Types and Programming Languages Part 14 – Pure functions vs impure ones

This is the fourteenth part of the Types and Programming Languages series. For your convenience you can find other parts in the table of contents in Part 1 — Do not return in finally

Pure functions — functions returning the same output for the same input, not relying on external state. Some love them. Some argue that all functions should be pure. Some languages fight impure functions and don’t even let you write such. Is it correct to say that pure functions are better?

The whole discussion about “which function is better” comes down to the reasoning about functions. Pure functions have lower range of fire, and this allows to prove hypotheses easier.

Pure functions take input parameters $I$ and produce output $O$ . Impure functions take input of the form $(I, S)$ where $I$ is the input parameters, and $S$ represents the external state like global variables. Impure functions also produce output $O$ , however, this time $O$ may also affect the $S$ (and the $I$ as well).

How does $S$ change the situation? We can argue that $S$ represents the state of the application which is an implicit input to the function. With that in mind, both pure and impure functions return the same output $O$ for the input they get (so if the input is the same, then the output is the same). However, pure functions use $(I, \emptyset)$ as an input while impure ones use $(I, S)$ . From that point of view, both functions are actually pure.

The difference is in reasoning. We can reason about $I$ much easier than about $S$ . That’s because to prove anything about $I$ we typically need to just analyze the call site and how $I$ was set. We don’t need to look “outside” of the function, we just take the call place and can draw conclusions. We can then continue with the reasoning, to the caller of the call site, and reason about its input. We can carry on up the call stack.

However, we can’t do this type of reasoning with $S$ . To prove anything about $S$ , not only we need to show how $S$ was set, but also that it wasn’t modified by anything outside of the call stack, like some “previous” code. In other words, to prove something about $I$ , we need to just show the example proving our hypothesis. However, to prove something about $S$ we need to show that there are no “counterarguments” (code changing the state in an unexpected way) disproving our hypothesis. The latter is typically much harder as we need to analyze much more code to show that. Also, finding such a code may be non-trivial, as it may be some reflection changing the state, which our IDE won’t show for us easily. Or the code may even not be accessible, like some dynamically loaded plugin which we don’t own.

However, as long as we can keep $I$ and $S$ small then everything else doesn’t matter. It’s not the point about the function being pure or not. It’s all about being able to reason about the input $(I, S)$ . This depends on your cognitive skills, experience, and proficiency in programming in general. Some functions (and some programmers) may be terrible with three parameters and no global state, whereas some other functions (and some other programmers) may be just right with no parameters and five global variables. That all depends.
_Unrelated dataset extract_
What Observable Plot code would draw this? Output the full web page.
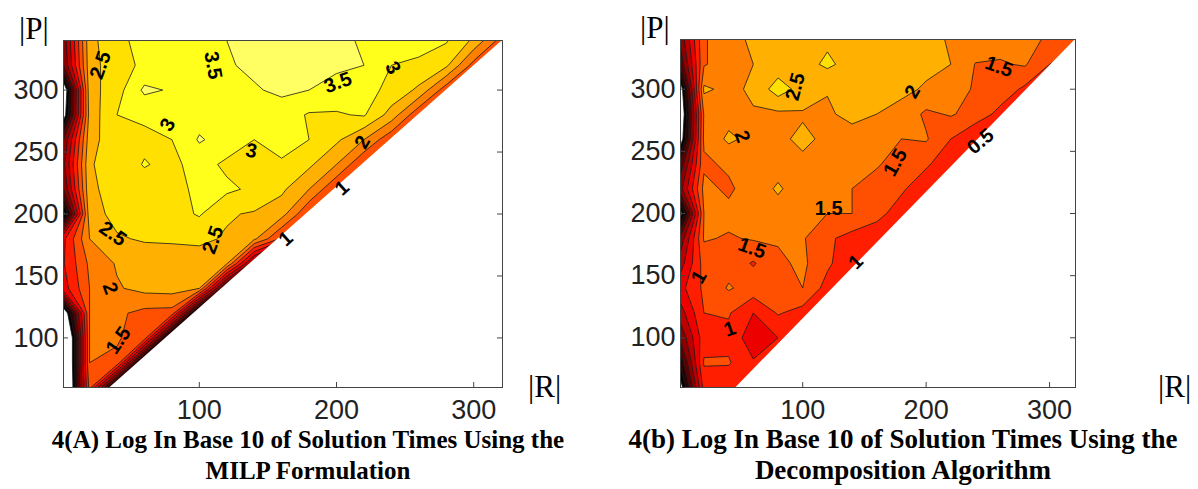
<!DOCTYPE html>
<html><head><meta charset="utf-8">
<script src="https://cdn.jsdelivr.net/npm/d3@7"></script>
<script src="https://cdn.jsdelivr.net/npm/@observablehq/plot@0.6"></script>
<style>
body{margin:0;background:#fff;width:1198px;height:489px;overflow:hidden;position:relative}
.chart{position:absolute;top:0}
#overlay{position:absolute;left:0;top:0;pointer-events:none}
</style></head><body>
<div id="A" class="chart" style="left:0px"></div>
<div id="B" class="chart" style="left:600px"></div>
<svg id="overlay" width="1198" height="489"></svg>
<script>
// regular grid: |R| = 0,20,...,320 (columns), |P| = 340,320,...,60 (rows)
const Rvals = d3.range(0, 321, 20);
const Pvals = d3.range(340, 59, -20);
// log10 solution times, MILP formulation
const zMILP = [
 [-1.0,2.35,2.85,3.2,3.45,3.4,3.5,3.7,3.75,3.7,3.6,3.45,3.4,3.2,3.05,2.4,1.3],
 [-1.2,2.3,2.8,3.1,3.3,3.35,3.45,3.6,3.7,3.65,3.6,3.5,3.0,2.9,2.6,1.3,1.2],
 [-3.5,2.3,2.8,3.6,3.45,3.3,3.4,3.45,3.6,3.5,3.3,3.2,2.85,2.4,1.2,1.1,1.1],
 [-3.2,2.2,3.0,3.08,3.2,3.3,3.3,3.3,3.25,2.95,2.95,3.05,2.3,1.1,1.0,1.0,1.0],
 [-1.2,2.3,2.85,2.9,3.0,3.55,3.3,3.0,3.15,3.0,2.6,2.0,1.1,1.0,1.0,1.0,1.0],
 [-0.8,2.45,2.75,3.03,2.88,3.2,2.9,2.8,2.95,2.6,2.0,1.0,1.0,1.0,1.0,1.0,1.0],
 [-1.2,2.4,2.7,2.8,2.85,3.1,3.1,2.9,2.6,2.0,1.0,1.0,1.0,1.0,1.0,1.0,1.0],
 [-3.0,2.3,2.65,2.75,2.8,3.05,2.55,2.45,2.2,1.0,1.0,1.0,1.0,1.0,1.0,1.0,1.0],
 [0.3,2.0,2.45,2.55,2.55,2.6,2.45,2.1,0.9,0.9,0.9,0.9,0.9,0.9,0.9,0.9,0.9],
 [0.4,1.6,2.05,2.2,2.3,2.25,2.05,-1.0,-4.0,-4.0,-4.0,-4.0,-4.0,-4.0,-4.0,-4.0,-4.0],
 [0.2,1.5,1.95,2.15,2.2,2.0,-2.0,-6.0,-6.0,-6.0,-6.0,-6.0,-6.0,-6.0,-6.0,-6.0,-6.0],
 [-3.5,1.5,1.6,1.35,1.3,-3.0,-7.0,-7.0,-7.0,-7.0,-7.0,-7.0,-7.0,-7.0,-7.0,-7.0,-7.0],
 [-4.9,1.5,1.55,1.25,-3.0,-7.0,-7.0,-7.0,-7.0,-7.0,-7.0,-7.0,-7.0,-7.0,-7.0,-7.0,-7.0],
 [-4.9,1.5,1.4,-3.0,-7.0,-7.0,-7.0,-7.0,-7.0,-7.0,-7.0,-7.0,-7.0,-7.0,-7.0,-7.0,-7.0],
 [-4.9,1.2,-3.0,-7.0,-7.0,-7.0,-7.0,-7.0,-7.0,-7.0,-7.0,-7.0,-7.0,-7.0,-7.0,-7.0,-7.0]
];
// log10 solution times, decomposition algorithm
const zDecomp = [
 [-1.0,1.45,1.8,2.1,2.2,2.3,2.4,2.35,2.3,2.25,2.15,1.95,1.8,1.7,1.6,1.45,1.1],
 [-1.5,1.45,1.8,2.0,2.2,2.3,2.6,2.3,2.25,2.2,2.1,2.0,1.48,1.45,1.55,1.0,0.8],
 [-3.2,2.1,1.85,2.1,2.75,2.3,2.02,2.2,2.15,2.1,1.95,1.7,1.45,1.3,0.9,0.8,0.8],
 [-3.5,1.55,1.8,1.95,1.9,1.95,1.95,2.1,2.0,1.85,1.4,1.55,1.3,0.85,0.8,0.8,0.8],
 [-3.2,1.6,2.1,1.85,1.9,2.1,1.9,1.85,1.8,1.5,1.55,1.0,0.5,0.5,0.5,0.5,0.5],
 [-1.5,1.4,1.6,1.8,1.85,1.9,2.0,1.5,1.55,1.3,1.1,0.6,0.6,0.6,0.6,0.6,0.6],
 [-0.8,1.65,1.4,1.8,2.05,1.8,1.75,1.5,1.3,1.1,0.6,0.6,0.6,0.6,0.6,0.6,0.6],
 [-3.0,1.5,1.65,1.8,1.85,1.65,1.5,1.5,1.2,0.7,0.7,0.7,0.7,0.7,0.7,0.7,0.7],
 [-1.0,1.55,1.45,1.55,1.55,1.55,1.1,0.8,0.6,0.6,0.6,0.6,0.6,0.6,0.6,0.6,0.6],
 [-0.3,1.2,1.3,0.95,1.4,1.6,1.1,0.6,0.6,0.6,0.6,0.6,0.6,0.6,0.6,0.6,0.6],
 [0.3,1.1,1.55,1.3,1.2,1.5,0.8,0.6,0.6,0.6,0.6,0.6,0.6,0.6,0.6,0.6,0.6],
 [-0.3,1.0,1.05,0.5,1.05,0.8,0.6,0.6,0.6,0.6,0.6,0.6,0.6,0.6,0.6,0.6,0.6],
 [-1.0,0.8,0.85,0.2,0.5,0.6,0.6,0.6,0.6,0.6,0.6,0.6,0.6,0.6,0.6,0.6,0.6],
 [-2.0,1.05,1.05,0.55,0.6,0.6,0.6,0.6,0.6,0.6,0.6,0.6,0.6,0.6,0.6,0.6,0.6],
 [-3.0,0.7,0.6,0.6,0.6,0.6,0.6,0.6,0.6,0.6,0.6,0.6,0.6,0.6,0.6,0.6,0.6]
];
// edge of the feasible region (|P| vs |R|)
const diagMILP_R = [35, 321], diagMILP_P = [60, 340];
const diagDec_R = [46, 321], diagDec_P = [60, 340];
// contour labels
const labMILP_t = ["2.5","3.5","3.5","3","3","3","2","1","1","2.5","2.5","2","1.5"];
const labMILP_R = [28,110,201,241,77,138,219,204,163,37,110,35,41];
const labMILP_P = [320,320,306,318,272,251,258,221,180,184,179,140,98];
const labMILP_a = [-70,80,-20,60,-60,10,-60,-42,-42,35,-70,70,-55];
const labDec_t = ["2.5","2","1.5","2","0.5","1.5","1.5","1.5","1","1","1"];
const labDec_R = [94,189,259,51,244,175,121,59,143,16,41];
const labDec_P = [302,298,318,262,258,241,204,172,161,149,107];
const labDec_a = [-75,-60,20,70,-40,-60,0,20,-45,-60,-20];
const xTicks = [100,200,300];
const yTicks = [100,150,200,250,300];
const levels = d3.range(-2.5, 4.01, 0.5);

// MATLAB "hot" colormap (64 entries)
function hot(t){
  const k = t*64;
  const c = v => Math.round(255*Math.min(1, Math.max(0, v)));
  return `rgb(${c(k/24)},${c((k-24)/24)},${c((k-48)/16)})`;
}

function chart(z, dR, dP, lt, lR, lP, la, m){
  const flat = z.flat();
  const diag = dR.map((r,i)=>({R:r, P:dP[i]}));
  const labels = lt.map((t,i)=>({t, R:lR[i], P:lP[i], a:la[i]}));
  const fw = m.width - m.marginLeft - m.marginRight;
  const fh = m.height - m.marginTop - m.marginBottom;
  const step = Rvals[1]-Rvals[0];
  return Plot.plot({
    ...m,
    x: {domain:[1,321]},
    y: {domain:[60,340]},
    color: {type:"linear", domain:[-2.44,4.57], interpolate: hot, clamp:true},
    style: {fontFamily:"'Liberation Sans', Arial, sans-serif", color:"#222", background:"transparent"},
    marks: [
      Plot.contour(flat, {width: Rvals.length, height: Pvals.length,
        x1: Rvals[0]-step/2, x2: Rvals[Rvals.length-1]+step/2,
        y1: Pvals[0]+step/2, y2: Pvals[Pvals.length-1]-step/2,
        fill: Plot.identity, thresholds: levels, stroke:"#1a1a1a", strokeWidth:0.8, clip:true}),
      Plot.areaY(diag, {x:"R", y:"P", fill:"white"}),
      Plot.text(labels, {x:"R", y:"P", text:"t", rotate:"a", fontSize:20, fontWeight:"bold", fill:"#000"}),
      Plot.frame({stroke:"#444", strokeWidth:1}),
      Plot.tickX(xTicks, {x:d=>d, insetTop: fh-5, stroke:"#444"}),
      Plot.tickY(yTicks, {y:d=>d, insetRight: fw-5, stroke:"#444"}),
      Plot.tickY(yTicks, {y:d=>d, insetLeft: fw-5, stroke:"#444"}),
      Plot.axisX({ticks:xTicks, tickSize:0, tickPadding:12, fontSize:27, label:null}),
      Plot.axisY({ticks:yTicks, tickSize:0, tickPadding:5, fontSize:27, label:null})
    ]
  });
}

document.getElementById("A").append(chart(zMILP, diagMILP_R, diagMILP_P, labMILP_t, labMILP_R, labMILP_P, labMILP_a,
  {width:599, height:425, marginLeft:63, marginRight:97, marginTop:40, marginBottom:38}));
document.getElementById("B").append(chart(zDecomp, diagDec_R, diagDec_P, labDec_t, labDec_R, labDec_P, labDec_a,
  {width:598, height:425, marginLeft:80, marginRight:123, marginTop:39, marginBottom:38}));

// axis names and captions
const ov = d3.select("#overlay");
const serif = "'Liberation Serif','Times New Roman',serif";
[[19,39,"|P|"],[640,38,"|P|"],[528,397,"|R|"],[1158,397,"|R|"]].forEach(([x,y,t])=>
  ov.append("text").attr("x",x).attr("y",y).attr("font-family",serif).attr("font-size",31).attr("fill","#000").text(t));
[[308,448,"4(A) Log In Base 10 of Solution Times Using the",25],[308,479,"MILP Formulation",25],
 [903,448,"4(b) Log In Base 10 of Solution Times Using the",27],[903,479,"Decomposition Algorithm",27]].forEach(([x,y,t,s])=>
  ov.append("text").attr("x",x).attr("y",y).attr("text-anchor","middle").attr("font-family",serif)
    .attr("font-weight","bold").attr("font-size",s).attr("fill","#000").text(t));
</script>
</body></html>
What about mutability? It doesn’t matter in most cases. Let’s take an example of double.TryParse function. It is not pure according to Wikipedia, as it 1) mutates the input parameter, and 2) uses the global state (for decimal separator). However, is this function “wrong” or “bad” in any way? No, because its range of fire is typically very limited.

Digression: actually, all functions take one more parameter $E$ . The parameter represents the environment like memory used by the operating system, type of CPU, electrical interference, or even cosmic rays. The difference between $S$ and $E$ is in what we control. While we can control $S$ as it’s the state of the application we execute, we can’t control $E$ . You may indirectly affect the memory used by the operating system, but mot likely you won’t be able to change the cosmic ray.

Digression 2: there are situations where impure functions are definitely worse or even impossible to use. For instance, constexpr in C++ or things calculated during compilation. However, that’s not the point of the discussion above.